PROBLEM STATEMENT ::
Sort through the data and copy the lines holding the word "this".

PROVIDED RECORDS ::
============

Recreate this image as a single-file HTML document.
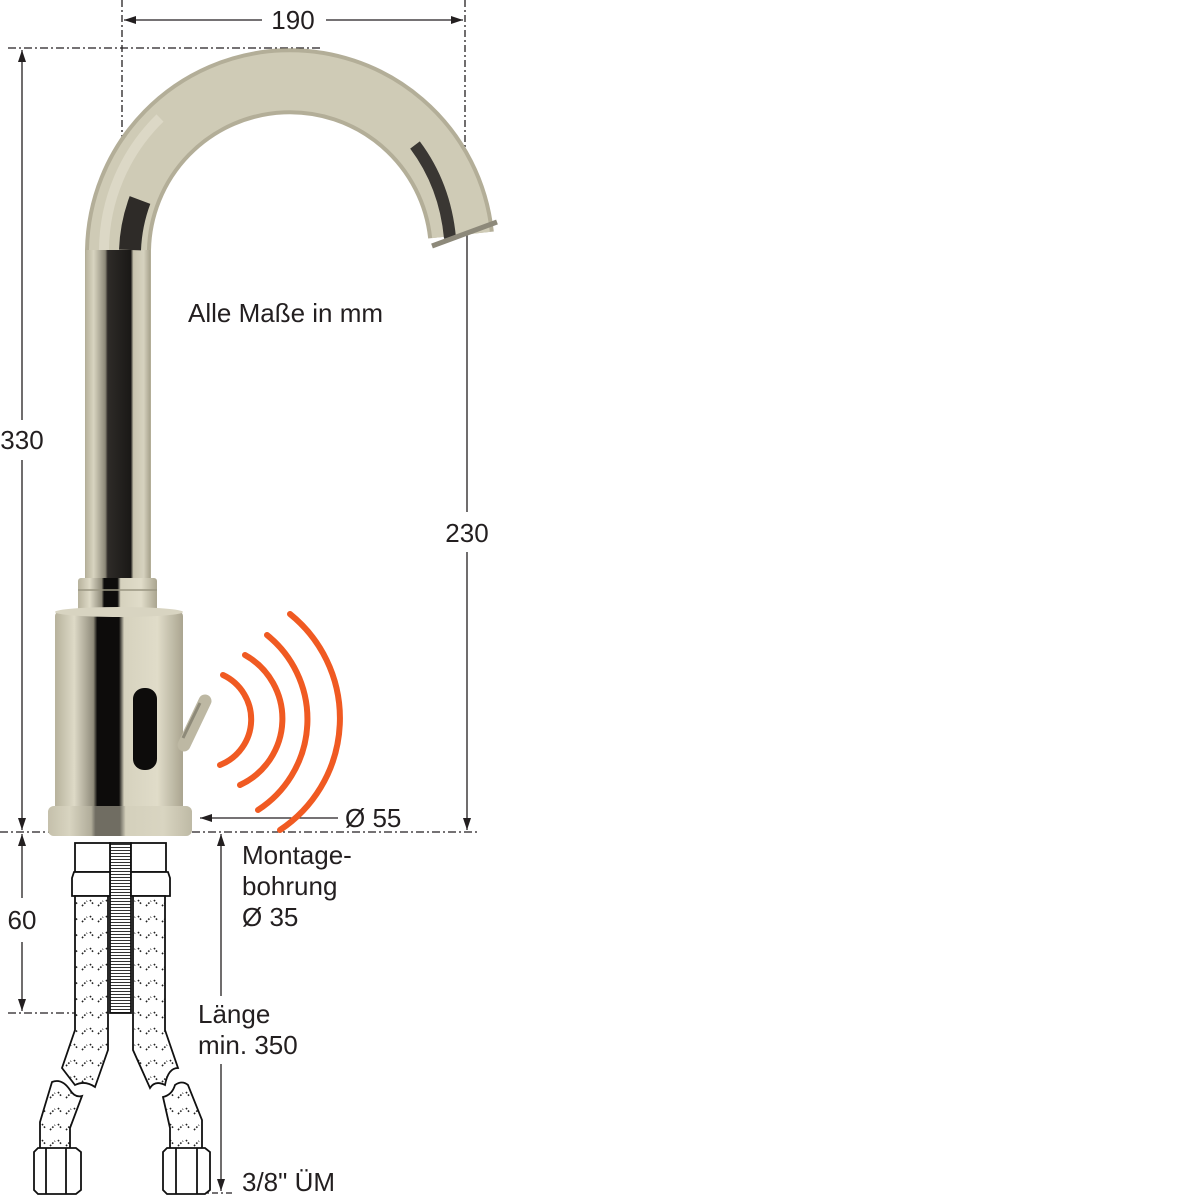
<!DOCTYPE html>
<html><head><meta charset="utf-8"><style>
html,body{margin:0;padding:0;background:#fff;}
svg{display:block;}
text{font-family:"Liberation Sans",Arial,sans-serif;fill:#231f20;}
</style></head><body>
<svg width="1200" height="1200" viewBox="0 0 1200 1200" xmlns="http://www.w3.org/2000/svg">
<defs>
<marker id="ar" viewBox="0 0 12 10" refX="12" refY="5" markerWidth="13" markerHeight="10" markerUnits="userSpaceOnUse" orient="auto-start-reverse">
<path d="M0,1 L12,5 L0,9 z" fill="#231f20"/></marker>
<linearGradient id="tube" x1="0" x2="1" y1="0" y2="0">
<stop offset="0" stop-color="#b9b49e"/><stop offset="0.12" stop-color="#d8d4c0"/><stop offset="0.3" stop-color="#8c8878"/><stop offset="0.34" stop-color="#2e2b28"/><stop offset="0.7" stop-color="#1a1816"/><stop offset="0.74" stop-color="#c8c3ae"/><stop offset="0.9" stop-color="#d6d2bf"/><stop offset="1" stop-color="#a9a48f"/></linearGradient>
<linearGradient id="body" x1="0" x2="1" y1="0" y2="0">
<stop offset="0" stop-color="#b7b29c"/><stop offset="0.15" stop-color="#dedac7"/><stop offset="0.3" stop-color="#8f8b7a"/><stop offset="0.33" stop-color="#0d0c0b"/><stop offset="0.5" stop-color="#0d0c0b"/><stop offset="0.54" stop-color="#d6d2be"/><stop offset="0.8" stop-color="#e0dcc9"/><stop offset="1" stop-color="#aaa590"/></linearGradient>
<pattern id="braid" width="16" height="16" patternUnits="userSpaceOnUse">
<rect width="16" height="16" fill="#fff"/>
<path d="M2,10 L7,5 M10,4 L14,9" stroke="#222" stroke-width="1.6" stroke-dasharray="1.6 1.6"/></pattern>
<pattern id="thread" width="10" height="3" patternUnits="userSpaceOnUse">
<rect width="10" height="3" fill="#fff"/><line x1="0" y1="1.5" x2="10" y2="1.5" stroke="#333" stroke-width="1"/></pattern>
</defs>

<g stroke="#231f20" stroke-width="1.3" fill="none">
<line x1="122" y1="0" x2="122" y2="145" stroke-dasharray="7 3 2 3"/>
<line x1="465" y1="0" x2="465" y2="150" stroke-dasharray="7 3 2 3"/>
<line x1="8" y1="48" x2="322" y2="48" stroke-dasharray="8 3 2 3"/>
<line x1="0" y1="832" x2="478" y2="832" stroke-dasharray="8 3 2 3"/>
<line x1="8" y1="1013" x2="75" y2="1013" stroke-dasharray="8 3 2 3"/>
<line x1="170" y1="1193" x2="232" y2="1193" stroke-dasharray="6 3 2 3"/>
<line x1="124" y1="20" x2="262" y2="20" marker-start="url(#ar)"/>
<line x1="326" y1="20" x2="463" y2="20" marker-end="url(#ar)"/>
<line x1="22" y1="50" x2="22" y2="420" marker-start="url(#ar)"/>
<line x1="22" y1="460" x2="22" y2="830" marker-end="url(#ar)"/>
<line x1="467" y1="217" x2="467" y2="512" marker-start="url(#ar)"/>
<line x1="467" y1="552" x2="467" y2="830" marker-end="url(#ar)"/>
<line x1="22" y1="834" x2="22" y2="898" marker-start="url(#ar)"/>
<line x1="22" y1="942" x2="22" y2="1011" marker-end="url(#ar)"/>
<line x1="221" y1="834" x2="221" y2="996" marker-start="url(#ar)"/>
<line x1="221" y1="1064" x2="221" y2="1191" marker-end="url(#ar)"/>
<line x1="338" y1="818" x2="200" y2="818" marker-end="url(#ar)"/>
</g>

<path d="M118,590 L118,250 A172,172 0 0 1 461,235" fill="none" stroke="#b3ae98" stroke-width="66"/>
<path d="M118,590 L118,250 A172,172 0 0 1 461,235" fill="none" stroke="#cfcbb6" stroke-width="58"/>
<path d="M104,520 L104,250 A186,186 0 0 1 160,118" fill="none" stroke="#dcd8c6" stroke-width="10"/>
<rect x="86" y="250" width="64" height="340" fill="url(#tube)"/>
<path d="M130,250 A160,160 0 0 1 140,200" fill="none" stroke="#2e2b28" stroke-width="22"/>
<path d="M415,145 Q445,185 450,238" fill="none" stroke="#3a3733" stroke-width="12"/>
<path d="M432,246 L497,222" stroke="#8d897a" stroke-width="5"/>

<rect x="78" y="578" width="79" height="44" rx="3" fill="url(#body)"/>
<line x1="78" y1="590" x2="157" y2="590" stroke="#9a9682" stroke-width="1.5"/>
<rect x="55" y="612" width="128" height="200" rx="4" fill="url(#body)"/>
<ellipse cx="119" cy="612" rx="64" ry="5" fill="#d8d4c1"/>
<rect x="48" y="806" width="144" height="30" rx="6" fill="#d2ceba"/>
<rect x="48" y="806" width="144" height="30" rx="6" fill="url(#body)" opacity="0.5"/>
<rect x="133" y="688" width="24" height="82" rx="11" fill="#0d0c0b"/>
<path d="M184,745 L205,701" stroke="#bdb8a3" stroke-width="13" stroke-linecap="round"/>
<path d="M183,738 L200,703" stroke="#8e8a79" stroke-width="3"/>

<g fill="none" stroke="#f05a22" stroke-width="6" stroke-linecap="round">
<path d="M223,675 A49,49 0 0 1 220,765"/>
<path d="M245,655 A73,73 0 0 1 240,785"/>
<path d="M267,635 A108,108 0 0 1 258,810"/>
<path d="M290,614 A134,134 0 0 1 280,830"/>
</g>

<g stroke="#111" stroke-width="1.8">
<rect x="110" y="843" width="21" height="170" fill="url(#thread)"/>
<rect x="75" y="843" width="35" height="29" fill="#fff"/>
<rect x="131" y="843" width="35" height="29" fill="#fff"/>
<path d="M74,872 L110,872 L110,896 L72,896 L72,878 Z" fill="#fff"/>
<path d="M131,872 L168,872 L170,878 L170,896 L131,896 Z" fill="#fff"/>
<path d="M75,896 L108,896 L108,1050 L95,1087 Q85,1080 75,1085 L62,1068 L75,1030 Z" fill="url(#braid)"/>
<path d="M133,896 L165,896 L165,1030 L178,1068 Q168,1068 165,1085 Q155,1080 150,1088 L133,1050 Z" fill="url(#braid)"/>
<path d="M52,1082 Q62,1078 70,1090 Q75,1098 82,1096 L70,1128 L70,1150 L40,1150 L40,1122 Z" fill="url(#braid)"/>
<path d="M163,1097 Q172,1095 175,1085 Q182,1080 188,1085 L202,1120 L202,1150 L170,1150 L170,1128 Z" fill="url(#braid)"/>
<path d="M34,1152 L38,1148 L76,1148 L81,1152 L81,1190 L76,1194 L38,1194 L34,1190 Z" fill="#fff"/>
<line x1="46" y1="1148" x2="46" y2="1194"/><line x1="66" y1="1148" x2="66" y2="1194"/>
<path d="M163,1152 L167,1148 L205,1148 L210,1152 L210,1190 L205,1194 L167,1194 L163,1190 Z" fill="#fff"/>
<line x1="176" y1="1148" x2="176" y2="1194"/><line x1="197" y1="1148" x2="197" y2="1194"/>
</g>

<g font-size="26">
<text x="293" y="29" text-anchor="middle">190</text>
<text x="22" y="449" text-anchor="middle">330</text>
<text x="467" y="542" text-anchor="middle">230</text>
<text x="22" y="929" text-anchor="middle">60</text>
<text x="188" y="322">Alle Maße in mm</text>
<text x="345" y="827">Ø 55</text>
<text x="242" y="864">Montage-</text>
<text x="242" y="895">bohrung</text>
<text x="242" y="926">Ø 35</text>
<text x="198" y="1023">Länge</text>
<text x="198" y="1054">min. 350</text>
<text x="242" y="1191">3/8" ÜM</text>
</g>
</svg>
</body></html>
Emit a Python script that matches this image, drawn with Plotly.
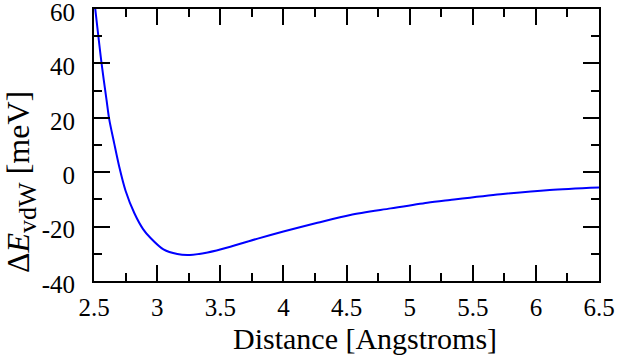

============

FINISHED TASK ::
Recreate this image as a single-file HTML document.
Emit a Python script that matches this image, drawn with Plotly.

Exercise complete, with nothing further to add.